**WHAT YOU ARE ASKED TO DO:**
Find the lines with the string "this" and return them.

**EXTRACTED MATERIAL:**
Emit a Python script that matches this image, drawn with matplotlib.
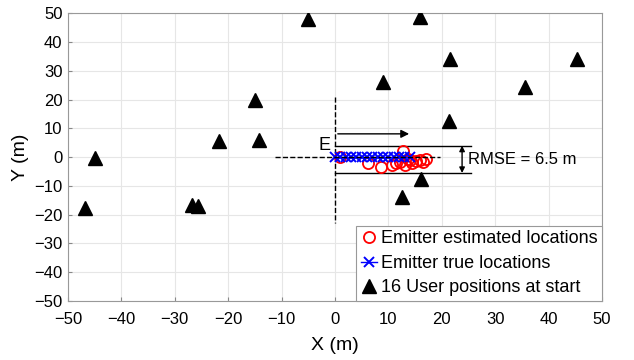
import matplotlib
matplotlib.use("Agg")
import matplotlib.pyplot as plt
import numpy as np

plt.rcParams['font.family'] = ['Liberation Sans', 'DejaVu Sans']

# User positions (triangles)
user_x = [-5, 16, 9, 21.3, 21.5, 35.5, 45.3, -15, -14.2, -21.7, -45, -46.8, -26.8, -25.6, 12.5, 16.1]
user_y = [48, 48.6, 26.2, 12.6, 34.2, 24.4, 34, 20, 6, 5.6, -0.3, -17.6, -16.5, -16.9, -13.7, -7.7]

# Emitter true locations
true_x = [0, 1, 2, 3, 4, 5, 6, 7, 8, 9, 10, 11, 12, 13, 14]
true_y = [0, 0, 0, 0, 0, 0, 0, 0, 0, 0, 0, 0, 0, 0, 0]

# Emitter estimated locations
est_x = [0.9, 6.2, 8.7, 10.6, 11.5, 12.1, 12.8, 13.1, 13.6, 14.0, 14.5, 15.2, 15.9, 16.5, 17.1]
est_y = [0.1, -2.2, -3.4, -2.6, -2.0, -1.6, 2.1, -2.8, -0.5, -1.1, -2.2, -1.4, -1.1, -1.8, -0.5]

rmse_text = "RMSE = 6.5 m"

fig = plt.figure(figsize=(6.34, 3.6), dpi=100)
ax = fig.add_axes([0.1073, 0.1639, 0.8422, 0.7991])

ax.plot(est_x, est_y, 'o', color='red', mfc='none', ms=8, mew=1.3,
        label='Emitter estimated locations', zorder=4)
ax.plot(true_x, true_y, 'x-', color='blue', ms=7, mew=1.4, lw=1.0,
        label='Emitter true locations', zorder=5)
ax.plot(user_x, user_y, '^', color='black', ms=9.5,
        label='16 User positions at start', zorder=4, linestyle='none')

# annotations
ax.plot([0, 0], [21, -23], '--', color='black', lw=1.0, zorder=3)
ax.plot([-11.2, 19.6], [0, 0], '--', color='black', lw=1.0, zorder=6)
ax.annotate('', xy=(14.4, 8.1), xytext=(0, 8.1),
            arrowprops=dict(arrowstyle='-|>', color='black', lw=1.0, mutation_scale=12))
ax.plot([0, 25.5], [4.0, 4.0], '-', color='black', lw=1.0)
ax.plot([0, 25.5], [-5.5, -5.5], '-', color='black', lw=1.0)
ax.annotate('', xy=(23.8, 4.0), xytext=(23.8, -5.5),
            arrowprops=dict(arrowstyle='<|-|>', color='black', lw=1.0, mutation_scale=8,
                            shrinkA=0, shrinkB=0))
ax.text(24.9, -0.8, rmse_text, fontsize=12, va='center', ha='left')
ax.text(-0.9, 4.0, 'E', fontsize=13, va='center', ha='right')

ax.set_xlim(-50, 50)
ax.set_ylim(-50, 50)
ax.set_xticks(np.arange(-50, 51, 10))
ax.set_yticks(np.arange(-50, 51, 10))
ax.tick_params(direction='in', labelsize=12, length=3, color='#888888')
ax.tick_params(axis='x', pad=8)
ax.tick_params(axis='y', pad=4)
ax.grid(True, color='#e6e6e6', lw=0.8)
ax.set_axisbelow(True)
for s in ax.spines.values():
    s.set_color('#999999')
    s.set_linewidth(0.8)
ax.set_xlabel('X (m)', fontsize=14, labelpad=7)
ax.set_ylabel('Y (m)', fontsize=14, labelpad=4)

leg = ax.legend(loc='lower right', fontsize=13, borderaxespad=0, handlelength=0.9,
                handletextpad=0.2, labelspacing=0.42, fancybox=False, framealpha=1,
                borderpad=0.25)
leg.get_frame().set_edgecolor('#999999')
leg.get_frame().set_linewidth(0.8)

fig.savefig('out.png', dpi=100)
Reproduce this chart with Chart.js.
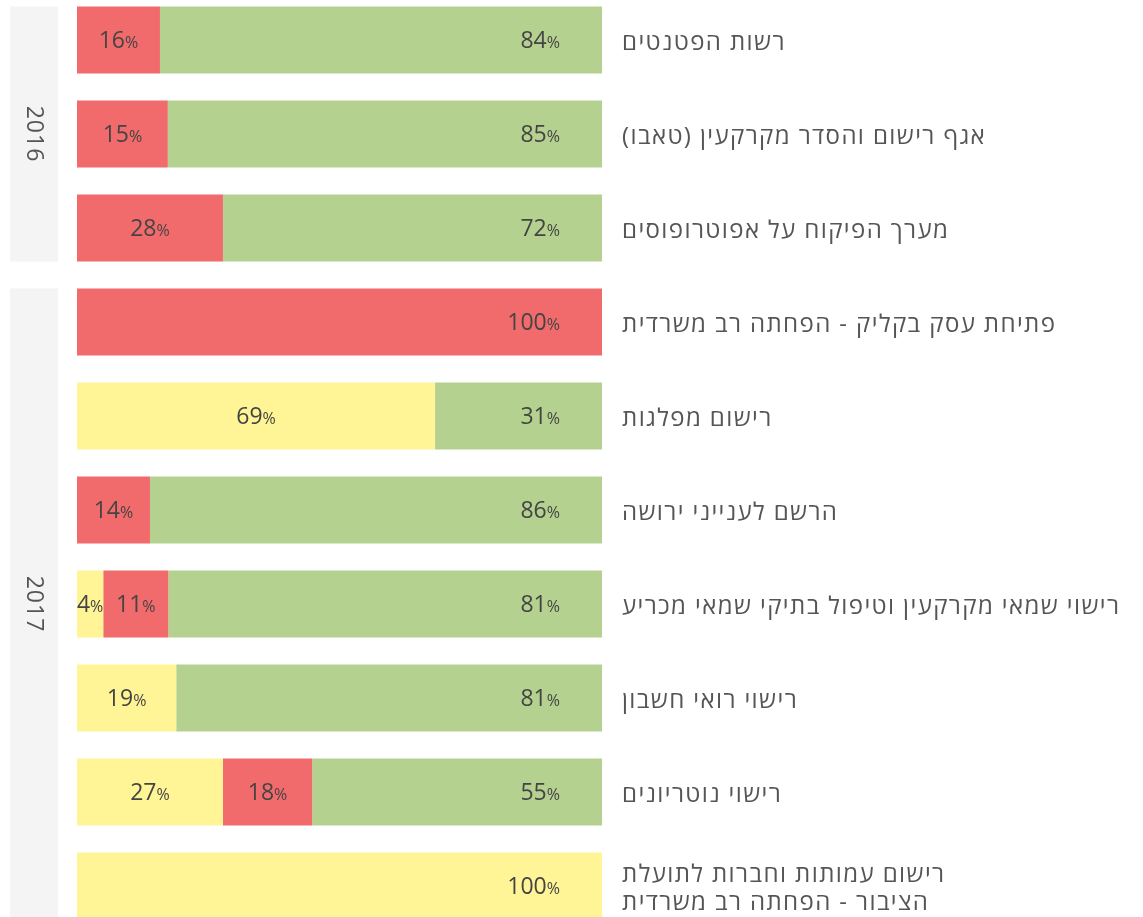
<!DOCTYPE html>
<html lang="he">
<head>
<meta charset="utf-8">
<script src="https://cdn.jsdelivr.net/npm/chart.js@4"></script>
<style>
  html, body { margin: 0; padding: 0; background: #fff; overflow: hidden; }
  #wrap { position: absolute; left: 0; top: -7px; width: 1143px; height: 940px; }
</style>
</head>
<body>
<div id="wrap"><canvas id="servicesChart" dir="rtl"></canvas></div>
<script>
const categories = [
  'רשות הפטנטים',
  'אגף רישום והסדר מקרקעין (טאבו)',
  'מערך הפיקוח על אפוטרופוסים',
  'פתיחת עסק בקליק - הפחתה רב משרדית',
  'רישום מפלגות',
  'הרשם לענייני ירושה',
  'רישוי שמאי מקרקעין וטיפול בתיקי שמאי מכריע',
  'רישוי רואי חשבון',
  'רישוי נוטריונים',
  ['רישום עמותות וחברות לתועלת', 'הציבור - הפחתה רב משרדית']
]
const years = ['2016', '2017']
const yearRows = [3, 7]

// bar lengths as drawn in the picture
const yellowBar = [0, 0, 0, 0, 68.2, 0, 5, 18.9, 27.8, 100]
const redBar = [15.8, 17.3, 27.8, 100, 0, 13.9, 12.4, 0, 17, 0]
const greenBar = [84.2, 82.7, 72.2, 0, 31.8, 86.1, 82.6, 81.1, 55.2, 0]

// the numbers printed on the bars
const yellowText = [null, null, null, null, '69', null, '4', '19', '27', '100']
const redText = ['16', '15', '28', '100', null, '14', '11', null, '18', null]
const greenText = ['84', '85', '72', null, '31', '86', '81', '81', '55', null]

const FONT = "'Open Sans', 'Noto Sans', 'DejaVu Sans', sans-serif"

const yearBands = {
  id: 'yearBands',
  beforeDraw(chart) {
    // a bit of tracking on the hebrew labels, like the original
    chart.ctx.letterSpacing = '1.4px'
    // nudge the category labels a few px down
    const s = chart.scales.y
    if (s && !s._nudged) {
      const orig = s.drawLabels.bind(s)
      s.drawLabels = function (area) {
        chart.ctx.save()
        chart.ctx.translate(0, 3)
        orig(area)
        chart.ctx.restore()
      }
      s._nudged = true
    }
  },
  beforeDatasetsDraw(chart) {
    const ctx = chart.ctx
    const bars = chart.getDatasetMeta(0).data
    let start = 0
    years.forEach((year, g) => {
      const first = bars[start]
      const last = bars[start + yearRows[g] - 1]
      const top = first.y - first.height / 2
      const bottom = last.y + last.height / 2
      ctx.save()
      ctx.letterSpacing = '1px'
      ctx.fillStyle = '#f4f4f4'
      ctx.fillRect(10, top, 48, bottom - top)
      ctx.translate(34, (top + bottom) / 2)
      ctx.rotate(Math.PI / 2)
      ctx.direction = 'ltr'
      ctx.fillStyle = '#555'
      ctx.font = '23px ' + FONT
      ctx.textAlign = 'center'
      ctx.textBaseline = 'middle'
      ctx.fillText(year, 0, 0)
      ctx.restore()
      start += yearRows[g]
    })
  }
}

const barValues = {
  id: 'barValues',
  afterDatasetsDraw(chart) {
    const ctx = chart.ctx
    const texts = [yellowText, redText, greenText]
    ctx.save()
    ctx.letterSpacing = '0px'
    ctx.direction = 'ltr'
    ctx.fillStyle = '#444'
    ctx.textBaseline = 'middle'
    ctx.textAlign = 'left'
    chart.data.datasets.forEach((ds, d) => {
      chart.getDatasetMeta(d).data.forEach((bar, i) => {
        const txt = texts[d][i]
        if (!txt) return
        let isLast = true
        for (let k = d + 1; k < chart.data.datasets.length; k++) {
          if (chart.data.datasets[k].data[i] > 0) isLast = false
        }
        ctx.font = '23px ' + FONT
        const wNum = ctx.measureText(txt).width
        ctx.font = '16px ' + FONT
        const wPct = ctx.measureText('%').width
        const total = wNum + wPct
        let x
        if (isLast) x = bar.x - 42 - total
        else x = (bar.base + bar.x) / 2 - total / 2
        const y = bar.y + 1
        ctx.font = '23px ' + FONT
        ctx.fillText(txt, x, y)
        ctx.font = '16px ' + FONT
        ctx.fillText('%', x + wNum, y + 2)
      })
    })
    ctx.restore()
  }
}

const ctx = document.getElementById('servicesChart')
new Chart(ctx, {
  type: 'bar',
  data: {
    labels: categories,
    datasets: [
      { label: 'yellow', data: yellowBar, backgroundColor: '#fff596' },
      { label: 'red', data: redBar, backgroundColor: '#f26b6c' },
      { label: 'green', data: greenBar, backgroundColor: '#b5d190' }
    ]
  },
  options: {
    indexAxis: 'y',
    responsive: true,
    maintainAspectRatio: false,
    animation: false,
    borderWidth: 0,
    categoryPercentage: 1,
    barPercentage: 67 / 94,
    layout: { padding: { left: 77, top: 0, bottom: 0, right: 0 } },
    plugins: {
      legend: { display: false },
      tooltip: { enabled: false }
    },
    scales: {
      x: {
        stacked: true,
        min: 0,
        max: 100,
        display: false
      },
      y: {
        stacked: true,
        position: 'right',
        grid: { display: false },
        border: { display: false },
        afterFit(scale) {
          scale.width = 541
          scale.paddingTop = 0
          scale.paddingBottom = 0
        },
        ticks: {
          padding: 12,
          color: '#555',
          font: { family: FONT, size: 24, lineHeight: 1.15 }
        }
      }
    }
  },
  plugins: [yearBands, barValues]
})
</script>
</body>
</html>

**REPLY TO THE TASK:**
Emit a Python script that matches this image, drawn with matplotlib.
Reproduce this chart with Chart.js.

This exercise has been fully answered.